Source excerpt.
------------------------------------------------------------
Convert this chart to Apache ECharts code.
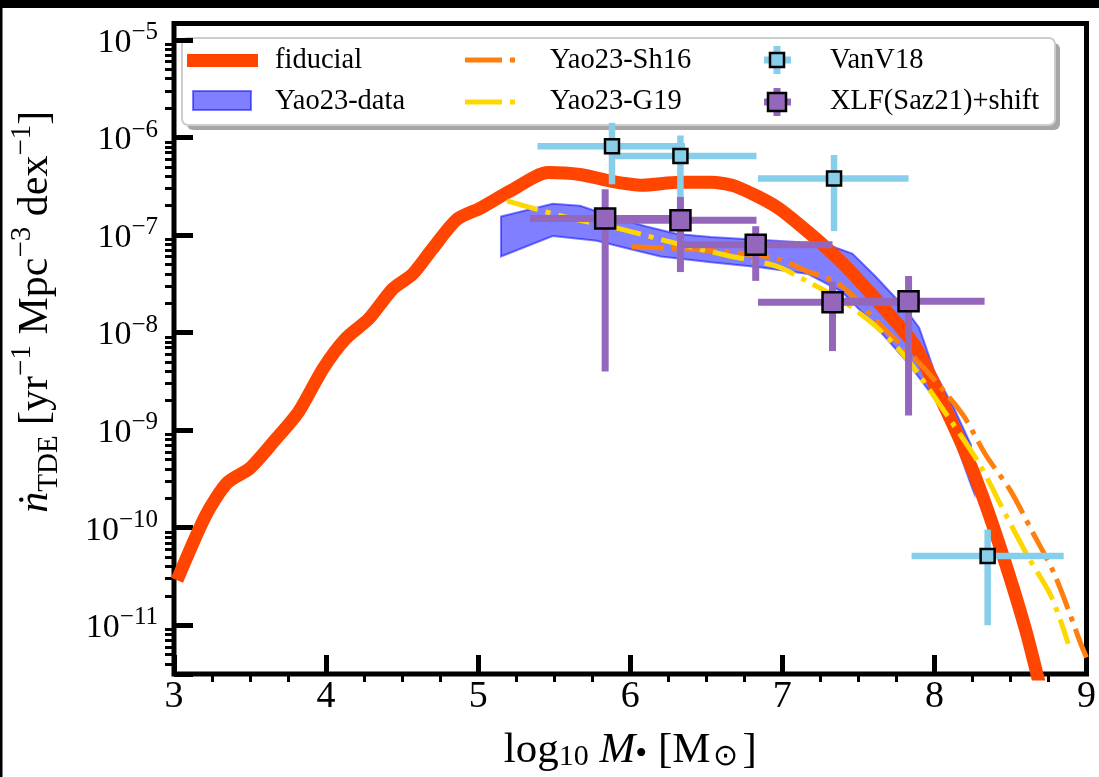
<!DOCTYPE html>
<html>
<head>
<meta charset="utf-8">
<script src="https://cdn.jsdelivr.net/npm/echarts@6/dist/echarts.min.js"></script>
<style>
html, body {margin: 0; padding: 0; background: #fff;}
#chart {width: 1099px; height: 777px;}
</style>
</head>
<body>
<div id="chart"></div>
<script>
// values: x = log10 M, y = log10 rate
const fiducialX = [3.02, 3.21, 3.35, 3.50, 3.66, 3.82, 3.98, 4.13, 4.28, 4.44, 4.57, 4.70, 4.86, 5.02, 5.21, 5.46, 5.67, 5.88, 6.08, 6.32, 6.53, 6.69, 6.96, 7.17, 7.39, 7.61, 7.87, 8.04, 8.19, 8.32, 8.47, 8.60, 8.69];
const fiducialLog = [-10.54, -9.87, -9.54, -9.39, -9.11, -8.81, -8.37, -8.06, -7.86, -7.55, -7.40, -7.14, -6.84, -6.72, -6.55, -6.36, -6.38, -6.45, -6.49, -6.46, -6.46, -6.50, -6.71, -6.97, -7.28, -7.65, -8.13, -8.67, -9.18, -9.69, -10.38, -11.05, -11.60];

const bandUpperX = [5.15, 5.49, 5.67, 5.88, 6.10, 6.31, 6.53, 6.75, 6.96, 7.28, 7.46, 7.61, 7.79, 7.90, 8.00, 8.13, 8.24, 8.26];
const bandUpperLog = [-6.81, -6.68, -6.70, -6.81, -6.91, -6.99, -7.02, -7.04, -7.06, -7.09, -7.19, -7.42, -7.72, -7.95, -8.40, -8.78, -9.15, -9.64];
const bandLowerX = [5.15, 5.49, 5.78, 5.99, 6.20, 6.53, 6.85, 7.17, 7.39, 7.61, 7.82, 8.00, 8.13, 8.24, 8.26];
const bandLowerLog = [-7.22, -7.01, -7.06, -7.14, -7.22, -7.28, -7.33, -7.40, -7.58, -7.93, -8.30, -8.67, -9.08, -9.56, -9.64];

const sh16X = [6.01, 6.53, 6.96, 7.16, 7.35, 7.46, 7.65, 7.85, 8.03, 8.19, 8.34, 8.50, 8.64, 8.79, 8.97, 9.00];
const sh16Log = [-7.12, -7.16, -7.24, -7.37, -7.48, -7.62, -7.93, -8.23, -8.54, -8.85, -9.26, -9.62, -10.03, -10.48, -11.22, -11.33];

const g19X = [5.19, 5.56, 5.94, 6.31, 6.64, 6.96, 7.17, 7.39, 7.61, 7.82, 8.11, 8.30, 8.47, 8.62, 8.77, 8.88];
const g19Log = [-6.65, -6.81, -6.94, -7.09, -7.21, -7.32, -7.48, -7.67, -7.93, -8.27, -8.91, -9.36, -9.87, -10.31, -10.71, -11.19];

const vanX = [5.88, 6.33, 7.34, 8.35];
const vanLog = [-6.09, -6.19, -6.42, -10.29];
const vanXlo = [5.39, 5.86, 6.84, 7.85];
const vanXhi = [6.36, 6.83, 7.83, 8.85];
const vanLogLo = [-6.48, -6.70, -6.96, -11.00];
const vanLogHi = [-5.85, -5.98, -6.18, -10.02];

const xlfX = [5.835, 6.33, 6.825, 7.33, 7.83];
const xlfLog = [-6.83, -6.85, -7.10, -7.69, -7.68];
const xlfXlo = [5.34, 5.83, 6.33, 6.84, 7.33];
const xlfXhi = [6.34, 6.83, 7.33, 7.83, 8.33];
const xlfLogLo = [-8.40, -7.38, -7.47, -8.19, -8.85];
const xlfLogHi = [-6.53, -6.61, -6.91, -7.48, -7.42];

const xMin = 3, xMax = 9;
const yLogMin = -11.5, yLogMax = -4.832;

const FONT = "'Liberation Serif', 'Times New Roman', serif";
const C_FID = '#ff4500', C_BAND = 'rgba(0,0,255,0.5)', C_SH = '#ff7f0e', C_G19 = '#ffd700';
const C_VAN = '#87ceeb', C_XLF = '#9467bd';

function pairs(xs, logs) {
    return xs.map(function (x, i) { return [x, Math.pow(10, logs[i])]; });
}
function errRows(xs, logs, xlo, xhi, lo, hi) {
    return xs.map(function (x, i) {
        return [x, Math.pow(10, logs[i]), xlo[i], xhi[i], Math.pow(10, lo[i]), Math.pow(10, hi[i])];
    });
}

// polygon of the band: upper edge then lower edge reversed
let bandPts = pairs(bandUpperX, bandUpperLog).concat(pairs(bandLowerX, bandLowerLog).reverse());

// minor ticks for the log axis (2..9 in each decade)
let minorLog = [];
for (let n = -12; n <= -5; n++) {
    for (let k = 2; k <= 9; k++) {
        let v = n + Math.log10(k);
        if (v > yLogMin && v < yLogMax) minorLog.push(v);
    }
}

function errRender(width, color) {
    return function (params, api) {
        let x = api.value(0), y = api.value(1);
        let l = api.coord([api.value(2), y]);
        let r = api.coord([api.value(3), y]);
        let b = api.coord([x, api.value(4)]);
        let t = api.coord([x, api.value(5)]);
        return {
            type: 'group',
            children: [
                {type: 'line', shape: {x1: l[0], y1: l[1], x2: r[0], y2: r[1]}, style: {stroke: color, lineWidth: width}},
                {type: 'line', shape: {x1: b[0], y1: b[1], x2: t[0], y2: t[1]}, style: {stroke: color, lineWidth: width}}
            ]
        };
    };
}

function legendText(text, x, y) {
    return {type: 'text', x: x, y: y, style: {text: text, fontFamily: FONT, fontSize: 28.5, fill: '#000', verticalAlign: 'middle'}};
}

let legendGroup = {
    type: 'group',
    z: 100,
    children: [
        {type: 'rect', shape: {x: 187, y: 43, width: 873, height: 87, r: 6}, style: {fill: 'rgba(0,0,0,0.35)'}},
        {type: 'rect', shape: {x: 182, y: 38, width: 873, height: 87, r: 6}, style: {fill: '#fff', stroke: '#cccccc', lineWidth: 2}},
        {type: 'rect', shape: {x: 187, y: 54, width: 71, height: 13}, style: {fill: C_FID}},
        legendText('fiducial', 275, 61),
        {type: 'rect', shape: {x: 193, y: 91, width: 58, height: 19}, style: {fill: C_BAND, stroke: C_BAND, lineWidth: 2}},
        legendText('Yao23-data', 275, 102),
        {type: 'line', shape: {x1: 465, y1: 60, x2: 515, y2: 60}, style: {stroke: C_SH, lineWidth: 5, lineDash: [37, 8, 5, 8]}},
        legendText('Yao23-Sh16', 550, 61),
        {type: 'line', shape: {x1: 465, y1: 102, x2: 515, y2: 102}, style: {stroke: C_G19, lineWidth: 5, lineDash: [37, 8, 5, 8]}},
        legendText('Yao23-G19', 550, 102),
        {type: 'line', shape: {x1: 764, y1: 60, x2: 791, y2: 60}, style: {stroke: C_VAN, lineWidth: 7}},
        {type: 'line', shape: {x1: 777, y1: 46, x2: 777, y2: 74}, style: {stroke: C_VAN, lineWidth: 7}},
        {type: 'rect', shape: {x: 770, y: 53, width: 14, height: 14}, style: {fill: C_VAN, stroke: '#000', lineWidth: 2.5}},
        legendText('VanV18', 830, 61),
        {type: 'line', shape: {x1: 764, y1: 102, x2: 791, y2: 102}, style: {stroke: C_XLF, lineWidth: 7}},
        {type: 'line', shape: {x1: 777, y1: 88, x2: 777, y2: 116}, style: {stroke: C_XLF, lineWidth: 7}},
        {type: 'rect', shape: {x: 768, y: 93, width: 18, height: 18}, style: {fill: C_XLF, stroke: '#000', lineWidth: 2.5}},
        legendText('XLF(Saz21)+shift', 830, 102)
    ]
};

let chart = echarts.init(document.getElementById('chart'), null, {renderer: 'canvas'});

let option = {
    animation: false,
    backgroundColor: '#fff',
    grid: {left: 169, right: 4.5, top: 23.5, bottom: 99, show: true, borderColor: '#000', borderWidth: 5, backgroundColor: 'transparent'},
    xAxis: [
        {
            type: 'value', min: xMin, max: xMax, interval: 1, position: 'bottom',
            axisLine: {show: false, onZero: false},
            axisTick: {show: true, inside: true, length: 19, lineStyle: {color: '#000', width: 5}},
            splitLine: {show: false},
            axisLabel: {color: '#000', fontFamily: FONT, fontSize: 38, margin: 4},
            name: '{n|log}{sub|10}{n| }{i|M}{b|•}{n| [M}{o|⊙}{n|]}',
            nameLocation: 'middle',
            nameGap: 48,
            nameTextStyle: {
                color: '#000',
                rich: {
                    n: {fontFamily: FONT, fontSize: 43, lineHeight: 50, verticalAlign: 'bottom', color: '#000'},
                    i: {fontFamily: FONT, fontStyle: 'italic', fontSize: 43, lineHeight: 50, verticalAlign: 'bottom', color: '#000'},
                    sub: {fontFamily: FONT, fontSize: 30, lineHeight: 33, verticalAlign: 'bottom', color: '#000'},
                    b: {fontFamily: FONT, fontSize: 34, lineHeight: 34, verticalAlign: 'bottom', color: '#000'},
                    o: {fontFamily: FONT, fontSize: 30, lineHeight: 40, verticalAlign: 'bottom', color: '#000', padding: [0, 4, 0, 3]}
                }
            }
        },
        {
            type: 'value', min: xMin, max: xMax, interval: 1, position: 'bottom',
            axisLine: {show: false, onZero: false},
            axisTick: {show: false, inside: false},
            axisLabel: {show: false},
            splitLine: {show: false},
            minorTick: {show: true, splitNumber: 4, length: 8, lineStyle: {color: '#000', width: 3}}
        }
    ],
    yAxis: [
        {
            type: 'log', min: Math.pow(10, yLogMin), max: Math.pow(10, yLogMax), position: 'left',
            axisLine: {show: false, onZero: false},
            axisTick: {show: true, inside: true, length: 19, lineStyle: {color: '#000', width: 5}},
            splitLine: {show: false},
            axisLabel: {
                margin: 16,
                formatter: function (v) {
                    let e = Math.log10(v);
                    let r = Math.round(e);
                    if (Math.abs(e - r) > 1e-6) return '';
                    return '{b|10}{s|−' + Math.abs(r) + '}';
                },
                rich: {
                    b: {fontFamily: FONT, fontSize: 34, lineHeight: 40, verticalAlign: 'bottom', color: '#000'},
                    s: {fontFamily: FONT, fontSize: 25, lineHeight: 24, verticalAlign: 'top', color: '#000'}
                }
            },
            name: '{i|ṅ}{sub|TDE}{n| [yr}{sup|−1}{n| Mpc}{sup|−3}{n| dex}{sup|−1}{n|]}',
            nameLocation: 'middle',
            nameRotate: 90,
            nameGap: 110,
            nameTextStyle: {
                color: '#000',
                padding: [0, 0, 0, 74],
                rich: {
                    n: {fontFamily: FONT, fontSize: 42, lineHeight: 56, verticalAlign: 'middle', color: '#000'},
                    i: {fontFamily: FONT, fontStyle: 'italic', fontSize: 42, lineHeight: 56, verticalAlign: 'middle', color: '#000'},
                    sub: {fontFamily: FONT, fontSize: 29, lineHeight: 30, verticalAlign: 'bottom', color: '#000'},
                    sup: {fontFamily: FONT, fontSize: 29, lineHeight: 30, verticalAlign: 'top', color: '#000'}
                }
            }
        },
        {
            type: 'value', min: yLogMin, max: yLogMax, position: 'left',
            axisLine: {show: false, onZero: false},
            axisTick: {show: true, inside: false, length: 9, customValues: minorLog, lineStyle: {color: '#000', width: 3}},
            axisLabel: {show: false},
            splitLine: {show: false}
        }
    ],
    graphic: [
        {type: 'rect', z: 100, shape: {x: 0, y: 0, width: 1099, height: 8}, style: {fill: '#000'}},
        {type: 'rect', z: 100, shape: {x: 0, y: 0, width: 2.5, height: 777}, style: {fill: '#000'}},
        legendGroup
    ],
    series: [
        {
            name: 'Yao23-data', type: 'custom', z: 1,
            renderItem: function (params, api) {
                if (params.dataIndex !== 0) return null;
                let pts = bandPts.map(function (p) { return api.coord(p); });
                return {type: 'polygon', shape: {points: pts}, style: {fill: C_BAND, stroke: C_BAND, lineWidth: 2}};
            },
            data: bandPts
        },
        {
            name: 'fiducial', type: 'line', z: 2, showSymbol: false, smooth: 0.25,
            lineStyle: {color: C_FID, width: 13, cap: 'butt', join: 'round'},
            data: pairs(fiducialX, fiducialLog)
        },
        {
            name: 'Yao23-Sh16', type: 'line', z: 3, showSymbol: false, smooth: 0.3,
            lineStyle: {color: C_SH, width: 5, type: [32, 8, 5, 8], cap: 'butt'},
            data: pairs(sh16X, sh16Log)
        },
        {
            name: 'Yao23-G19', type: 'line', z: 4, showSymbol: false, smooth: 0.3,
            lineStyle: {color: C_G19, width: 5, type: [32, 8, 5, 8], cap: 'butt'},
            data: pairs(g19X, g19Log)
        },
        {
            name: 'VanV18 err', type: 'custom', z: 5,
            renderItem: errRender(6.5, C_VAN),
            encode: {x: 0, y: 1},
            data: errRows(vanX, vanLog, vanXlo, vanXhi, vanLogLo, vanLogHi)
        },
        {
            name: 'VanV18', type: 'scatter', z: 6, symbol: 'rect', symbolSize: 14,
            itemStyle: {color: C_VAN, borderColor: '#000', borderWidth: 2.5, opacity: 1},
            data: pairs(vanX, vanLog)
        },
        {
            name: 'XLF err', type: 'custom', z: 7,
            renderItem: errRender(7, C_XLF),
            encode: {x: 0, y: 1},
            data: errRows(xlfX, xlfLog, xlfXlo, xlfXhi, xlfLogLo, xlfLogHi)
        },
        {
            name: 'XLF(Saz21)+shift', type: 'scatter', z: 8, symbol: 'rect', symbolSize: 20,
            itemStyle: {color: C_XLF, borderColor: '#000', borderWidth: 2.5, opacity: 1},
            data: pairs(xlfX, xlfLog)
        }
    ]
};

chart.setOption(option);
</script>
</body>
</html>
------------------------------------------------------------
Objective.
Pictures stay out. Print the data exactly, from its first line through the line containing "-10.48, -11.22, -11.33];".

Reply.
Convert this chart to Apache ECharts code.
<!DOCTYPE html>
<html>
<head>
<meta charset="utf-8">
<script src="https://cdn.jsdelivr.net/npm/echarts@6/dist/echarts.min.js"></script>
<style>
html, body {margin: 0; padding: 0; background: #fff;}
#chart {width: 1099px; height: 777px;}
</style>
</head>
<body>
<div id="chart"></div>
<script>
// values: x = log10 M, y = log10 rate
const fiducialX = [3.02, 3.21, 3.35, 3.50, 3.66, 3.82, 3.98, 4.13, 4.28, 4.44, 4.57, 4.70, 4.86, 5.02, 5.21, 5.46, 5.67, 5.88, 6.08, 6.32, 6.53, 6.69, 6.96, 7.17, 7.39, 7.61, 7.87, 8.04, 8.19, 8.32, 8.47, 8.60, 8.69];
const fiducialLog = [-10.54, -9.87, -9.54, -9.39, -9.11, -8.81, -8.37, -8.06, -7.86, -7.55, -7.40, -7.14, -6.84, -6.72, -6.55, -6.36, -6.38, -6.45, -6.49, -6.46, -6.46, -6.50, -6.71, -6.97, -7.28, -7.65, -8.13, -8.67, -9.18, -9.69, -10.38, -11.05, -11.60];

const bandUpperX = [5.15, 5.49, 5.67, 5.88, 6.10, 6.31, 6.53, 6.75, 6.96, 7.28, 7.46, 7.61, 7.79, 7.90, 8.00, 8.13, 8.24, 8.26];
const bandUpperLog = [-6.81, -6.68, -6.70, -6.81, -6.91, -6.99, -7.02, -7.04, -7.06, -7.09, -7.19, -7.42, -7.72, -7.95, -8.40, -8.78, -9.15, -9.64];
const bandLowerX = [5.15, 5.49, 5.78, 5.99, 6.20, 6.53, 6.85, 7.17, 7.39, 7.61, 7.82, 8.00, 8.13, 8.24, 8.26];
const bandLowerLog = [-7.22, -7.01, -7.06, -7.14, -7.22, -7.28, -7.33, -7.40, -7.58, -7.93, -8.30, -8.67, -9.08, -9.56, -9.64];

const sh16X = [6.01, 6.53, 6.96, 7.16, 7.35, 7.46, 7.65, 7.85, 8.03, 8.19, 8.34, 8.50, 8.64, 8.79, 8.97, 9.00];
const sh16Log = [-7.12, -7.16, -7.24, -7.37, -7.48, -7.62, -7.93, -8.23, -8.54, -8.85, -9.26, -9.62, -10.03, -10.48, -11.22, -11.33];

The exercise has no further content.